Drei Minuten später pfiff der Unparteiische zum Strafstoß für Hongkong, der die Zwei-Tore-Führung bedeutete. Auch der nächste Angriff führte zum Torerfolg: Nachdem die gesamte Gastabwehr umspielt werden konnte, verlud ein Hongkonger den Torwart und traf zum 3:0. Kurze Zeit später unterstrichen die Gastgeber mit dem 4:0 ihre völlige Dominanz.
Ganze 16 Minuten brauchte Hongkong, um das Spiel gegen erschreckend schwache Gäste zu entscheiden. Die Spannung war somit im Endeffekt schon raus, was die Gastgeber zu einer ruhigeren Spielweise veranlasste. Somit war die erste Halbzeit schon gelaufen, denn die einen wollten nicht, die anderen konnten nicht mehr. Mit einem Niveau zwischen deutscher vierter und sechster Liga ging das Spiel in die Halbzeitpause.
Für mich der perfekte Zeitpunkt, das Stadionessen des Landes zu probieren. Wir entschieden uns für eine Portion Siu Mai, kleine gelbe Klöße bestehend aus Fisch und Mehl mit etwas Sojasoße, die in einer mittelgroßen Plastikschüssel serviert wurden. Schmeckte gut und machte satt, dazu half der kalte Zitroneneistee gegen den Durst. Essen also mehr als in Ordnung und auch über die Preise (nix über 2€) kann man nicht meckern.
Zur zweiten Halbzeit wechselten wir auf den linken Teil der Tribüne und bezogen Plätze unweit des Heimanhanges, was sich aber auch nicht wirklich bessernd auf die wahrgenommene Stimmung auswirkte. Immerhin zogen die beiden Gruppen ihre Anfeuerungen über die volle Distanz durch. Auf dem Platz gabs Fussball auf Sparflamme, was nach der ersten Hälfte aber auch nicht verwunderlich war. Beide Seiten erspielten sich jeweils einige Chancen, doch am Ende blieb es beim Halbzeitstand.
Am Ende ging Hongkong als verdienter Sieger vom Platz und streckte den gewonnenen Interport-Pokal in die Höhe. Beide Teams holten sich nach dem Spiel ihre Medaillen und Glückwünsche der Offiziellen ab, bevor die Heimelf ein wenig mit ihrem Anhang feierte. Nachdem die Zeremonie beendet wurde, leerte sich das Stadion sehr schnell, weshalb auch wir langsam den Weg nach Draußen antraten.

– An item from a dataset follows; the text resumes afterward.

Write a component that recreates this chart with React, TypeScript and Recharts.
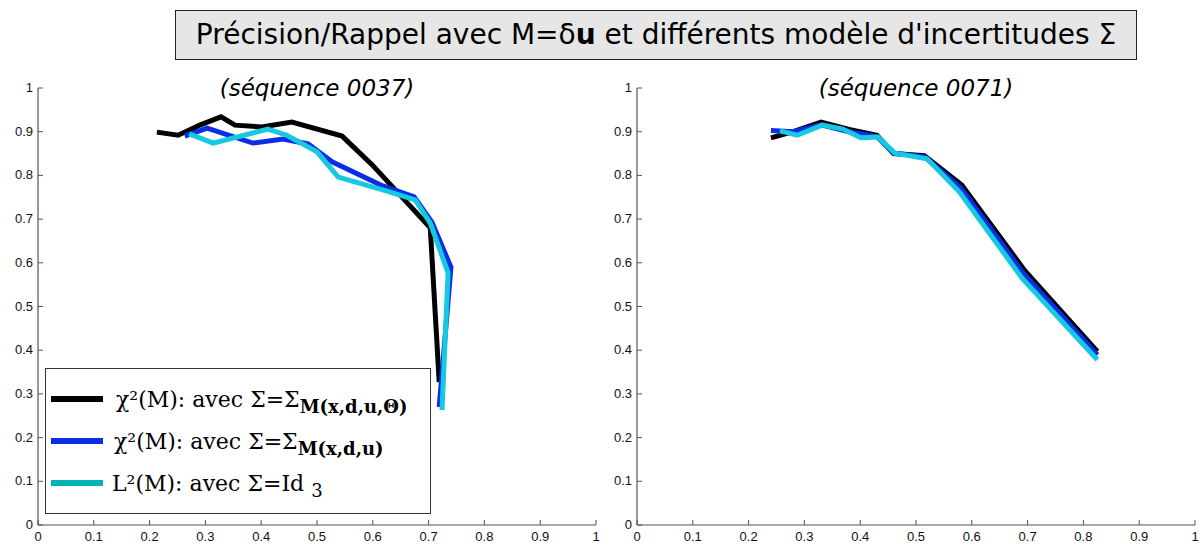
import React from 'react';
import { LineChart, Line, XAxis, YAxis } from 'recharts';

const xTicks = [0, 0.1, 0.2, 0.3, 0.4, 0.5, 0.6, 0.7, 0.8, 0.9, 1];
const yTicks = [0, 0.1, 0.2, 0.3, 0.4, 0.5, 0.6, 0.7, 0.8, 0.9, 1];

// Sequence 0037 (left)
const seq37Black = [
  { x: 0.213, y: 0.899 }, { x: 0.251, y: 0.892 }, { x: 0.29, y: 0.915 }, { x: 0.328, y: 0.934 },
  { x: 0.353, y: 0.915 }, { x: 0.401, y: 0.911 }, { x: 0.455, y: 0.922 }, { x: 0.545, y: 0.89 },
  { x: 0.599, y: 0.824 }, { x: 0.703, y: 0.68 }, { x: 0.719, y: 0.327 },
];
const seq37Blue = [
  { x: 0.263, y: 0.89 }, { x: 0.303, y: 0.908 }, { x: 0.385, y: 0.874 }, { x: 0.439, y: 0.883 },
  { x: 0.484, y: 0.872 }, { x: 0.527, y: 0.831 }, { x: 0.618, y: 0.776 }, { x: 0.674, y: 0.751 },
  { x: 0.706, y: 0.693 }, { x: 0.74, y: 0.59 }, { x: 0.719, y: 0.27 },
];
const seq37Cyan = [
  { x: 0.271, y: 0.895 }, { x: 0.314, y: 0.874 }, { x: 0.412, y: 0.906 }, { x: 0.446, y: 0.892 },
  { x: 0.5, y: 0.854 }, { x: 0.538, y: 0.796 }, { x: 0.618, y: 0.767 }, { x: 0.676, y: 0.744 },
  { x: 0.703, y: 0.691 }, { x: 0.735, y: 0.577 }, { x: 0.724, y: 0.263 },
];

// Sequence 0071 (right)
const seq71Black = [
  { x: 0.24, y: 0.886 }, { x: 0.28, y: 0.9 }, { x: 0.33, y: 0.922 }, { x: 0.38, y: 0.905 },
  { x: 0.43, y: 0.892 }, { x: 0.46, y: 0.85 }, { x: 0.515, y: 0.845 }, { x: 0.582, y: 0.778 },
  { x: 0.695, y: 0.582 }, { x: 0.825, y: 0.397 },
];
const seq71Blue = [
  { x: 0.24, y: 0.903 }, { x: 0.28, y: 0.9 }, { x: 0.33, y: 0.916 }, { x: 0.38, y: 0.9 },
  { x: 0.43, y: 0.889 }, { x: 0.46, y: 0.851 }, { x: 0.515, y: 0.843 }, { x: 0.58, y: 0.772 },
  { x: 0.693, y: 0.575 }, { x: 0.825, y: 0.389 },
];
const seq71Cyan = [
  { x: 0.256, y: 0.902 }, { x: 0.287, y: 0.892 }, { x: 0.332, y: 0.915 }, { x: 0.369, y: 0.906 },
  { x: 0.401, y: 0.886 }, { x: 0.432, y: 0.888 }, { x: 0.462, y: 0.851 }, { x: 0.52, y: 0.838 },
  { x: 0.578, y: 0.762 }, { x: 0.69, y: 0.565 }, { x: 0.825, y: 0.378 },
];

const BLACK = '#000000';
const BLUE = '#0a2ee6';
const CYAN = '#16c8e0';
const AXIS = '#555555';
const TICKFONT = '"Liberation Sans", Arial, sans-serif';

const fmt = (v: number) => (v === 0 ? '0' : v === 1 ? '1' : String(v));

const XTick = (props: any) => {
  const { x, payload } = props;
  const y = 525;
  return (
    <g>
      <line x1={x} y1={y} x2={x} y2={y - 5} stroke={AXIS} strokeWidth={1} />
      <text x={x} y={y + 16} textAnchor="middle" fontSize={13} fontFamily={TICKFONT} fill="#111">
        {fmt(payload.value)}
      </text>
    </g>
  );
};

const makeYTick = (axisX: number) => (props: any) => {
  const { y, payload } = props;
  const x = axisX;
  return (
    <g>
      <line x1={x} y1={y} x2={x + 5} y2={y} stroke={AXIS} strokeWidth={1} />
      <text x={x - 5} y={y + 4} textAnchor="end" fontSize={13} fontFamily={TICKFONT} fill="#111">
        {fmt(payload.value)}
      </text>
    </g>
  );
};

const Panel = ({ black, blue, cyan, marginLeft }: any) => {
  const YT = makeYTick(marginLeft);
  return (
    <LineChart
      width={600}
      height={547}
      margin={{ top: 88, left: marginLeft - 20, right: 600 - marginLeft - 558, bottom: 2 }}
    >
      <XAxis
        type="number"
        dataKey="x"
        domain={[0, 1]}
        ticks={xTicks}
        allowDataOverflow
        height={20}
        tickSize={0}
        tickMargin={0}
        tickLine={false}
        axisLine={{ stroke: AXIS, strokeWidth: 1.2 }}
        tick={(p: any) => <XTick {...p} />}
        interval={0}
      />
      <YAxis
        type="number"
        domain={[0, 1]}
        ticks={yTicks}
        allowDataOverflow
        width={20}
        tickSize={0}
        tickMargin={0}
        tickLine={false}
        axisLine={{ stroke: AXIS, strokeWidth: 1.2 }}
        tick={(p: any) => <YT {...p} />}
        interval={0}
      />
      <Line data={black} dataKey="y" type="linear" stroke={BLACK} strokeWidth={5} dot={false} isAnimationActive={false} strokeLinejoin="miter" />
      <Line data={blue} dataKey="y" type="linear" stroke={BLUE} strokeWidth={5} dot={false} isAnimationActive={false} strokeLinejoin="miter" />
      <Line data={cyan} dataKey="y" type="linear" stroke={CYAN} strokeWidth={5} dot={false} isAnimationActive={false} strokeLinejoin="miter" />
    </LineChart>
  );
};

const SERIF = '"DejaVu Serif", "Liberation Serif", serif';

const LegendRow = ({ color, top, main, sub, subBold, left }: any) => (
  <div style={{ position: 'absolute', left: 0, top, height: 30, width: 385 }}>
    <div style={{ position: 'absolute', left: 5, top: 13, width: 52, height: 6, background: color }} />
    <div
      style={{
        position: 'absolute',
        left,
        top: 2,
        fontFamily: SERIF,
        fontSize: 22,
        color: '#000',
        whiteSpace: 'nowrap',
        lineHeight: '30px',
      }}
    >
      {main}
      <span style={{ fontSize: 18, fontWeight: subBold ? 700 : 400, position: 'relative', top: 6 }}>{sub}</span>
    </div>
  </div>
);

export default function App() {
  return (
    <div style={{ position: 'absolute', left: 0, top: 0, width: 1203, height: 547, background: '#fff', overflow: 'hidden' }}>
      <div style={{ position: 'absolute', left: 0, top: 0 }}>
        <Panel black={seq37Black} blue={seq37Blue} cyan={seq37Cyan} marginLeft={38} />
      </div>
      <div style={{ position: 'absolute', left: 600, top: 0 }}>
        <Panel black={seq71Black} blue={seq71Blue} cyan={seq71Cyan} marginLeft={37} />
      </div>

      {/* Title */}
      <div
        style={{
          position: 'absolute',
          left: 175,
          top: 10,
          width: 960,
          height: 48,
          background: '#e6e6e6',
          border: '1px solid #222',
          fontFamily: '"DejaVu Sans", sans-serif',
          fontSize: 28,
          lineHeight: '48px',
          textAlign: 'center',
          color: '#000',
          whiteSpace: 'nowrap',
        }}
      >
        Précision/Rappel avec M=δ<b>u</b> et différents modèle d'incertitudes Σ
      </div>

      {/* Subtitles */}
      <div style={{ position: 'absolute', left: 117, top: 74, width: 400, lineHeight: '28px', textAlign: 'center', fontFamily: '"DejaVu Sans", sans-serif', fontStyle: 'italic', fontSize: 23, color: '#000' }}>
        (séquence 0037)
      </div>
      <div style={{ position: 'absolute', left: 716, top: 74, width: 400, lineHeight: '28px', textAlign: 'center', fontFamily: '"DejaVu Sans", sans-serif', fontStyle: 'italic', fontSize: 23, color: '#000' }}>
        (séquence 0071)
      </div>

      {/* Legend */}
      <div style={{ position: 'absolute', left: 45, top: 368, width: 384, height: 144, background: '#fff', border: '1px solid #333' }}>
        <LegendRow color={BLACK} top={14} left={70} main="χ²(M): avec Σ=Σ" sub="M(x,d,u,Θ)" subBold />
        <LegendRow color={BLUE} top={56} left={68} main="χ²(M): avec Σ=Σ" sub="M(x,d,u)" subBold />
        <LegendRow color="#00b4b4" top={98} left={66} main="L²(M): avec Σ=Id " sub="3" />
      </div>
    </div>
  );
}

Mit ein paar letzten Schnappschüssen der Tribüne im Gepäck gings in Richtung Metro, die keine zehn Minuten von den Stadiontoren entfernt liegt. Eine halbe Stunde später erreichten wir wieder unserer Bleibe, wo man sich erstmal mit einer Dusche herunterkühlte. Fussball in Hongkong ist eben ein Extremsport.